In a way, the journalist’s focus on humanising this mother and son speaks to stereotypes surrounding foreigners.  At the heart of xenophobia is a perception of “us vs. them,” – or an “othering” – that allows people to see foreigners as a group distinct from their own. Following from this, many people claim they can identify immigrants by their appearances. The article attacks this stereotype by stating early on that both mother and son are South Africans. Othering of certain groups essentially dehumanises them, making it easier for those targeting them to victimise these groups. The journalist addresses this, not only by choosing subjects likely to illicit empathy – a mother and child – but also by effectively humanising the two and showing the pain the violence had caused them.
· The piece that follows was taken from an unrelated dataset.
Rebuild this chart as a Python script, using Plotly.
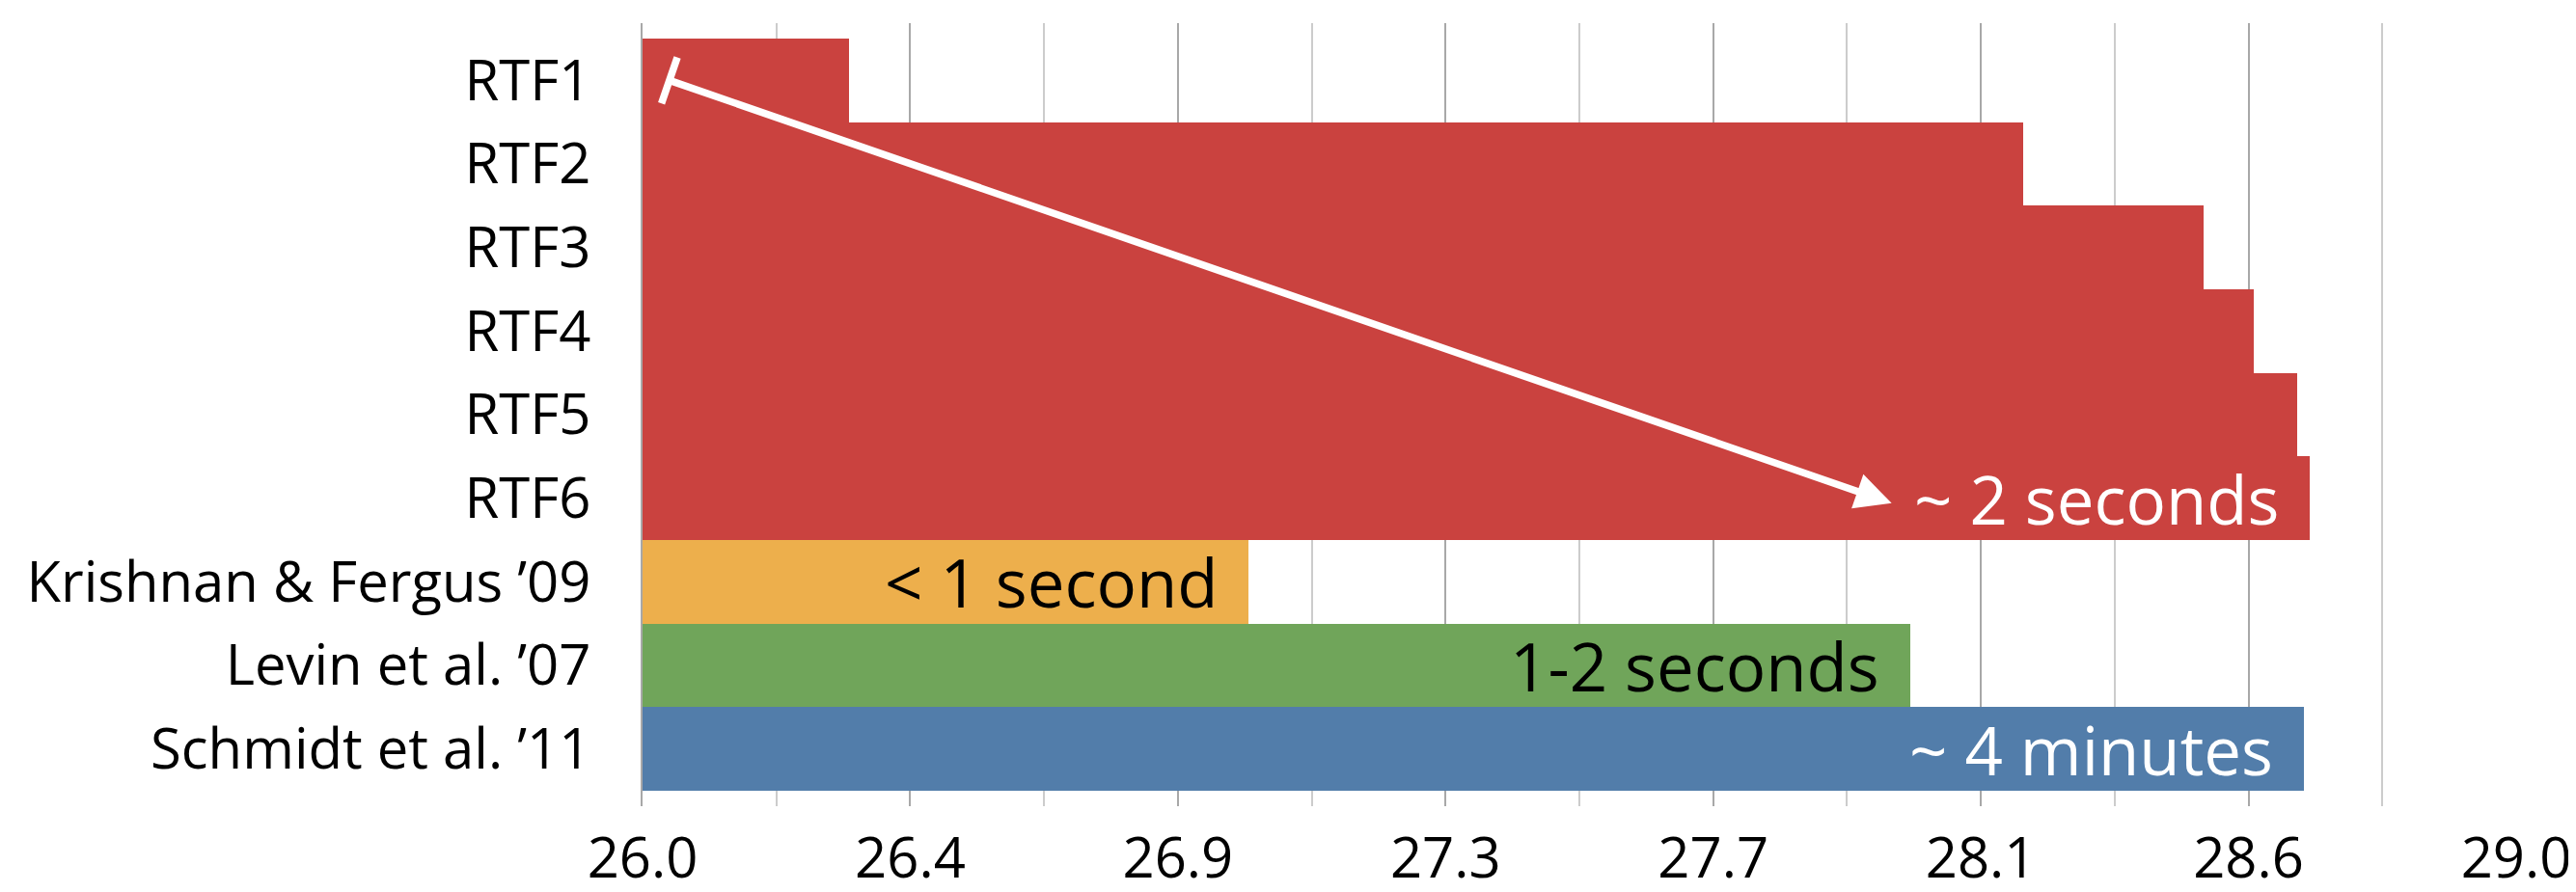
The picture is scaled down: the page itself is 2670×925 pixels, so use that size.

Throughout the 20th century, media has figured into countless crisis situations, sometimes for better and worse however in the last decade there has been increasing attention being given to the positive role media can play in supporting human rights and development agendas.  Articles like this advocate a human rights agenda, helping to raise awareness about issues around vulnerable groups while also helping to include the rare voices of these populations in mainstream media.
 Discussion questions
  • Do we see this kind of in-depth reporting on immigrants or other marginalised groups often enough? Why or why not?
  • What are some of the challenges in covering xenophobia as well as immigrants in your community?
  • Within existing coverage of immigrants, what are the gaps?
  • What if any responsibilities do journalists have towards their subjects? If these do exist, do they change when subjects are vulnerable?

Training exercises:

  • Has your community been affected by xenophobia? Compile and analyse media coverage of the event and discuss its strengths and weaknesses. What’s missing? Think of feature article angles that could address the coverage gaps.
  • Make a timeline charting major events in which certain populations have been persecuted that media has influenced, including a brief description of media’s role in each. Are there any patterns? Discuss what role, if any, of media should play in terms of promoting the human rights agenda in the future.
  • Interview editors of major media outlets in your country – how/when do they think xenophobia should be covered? What do they think of their reporters’ abilities to cover this topic sensitively? Does the organisation conduct any sensitisation or training on covering vulnerable populations?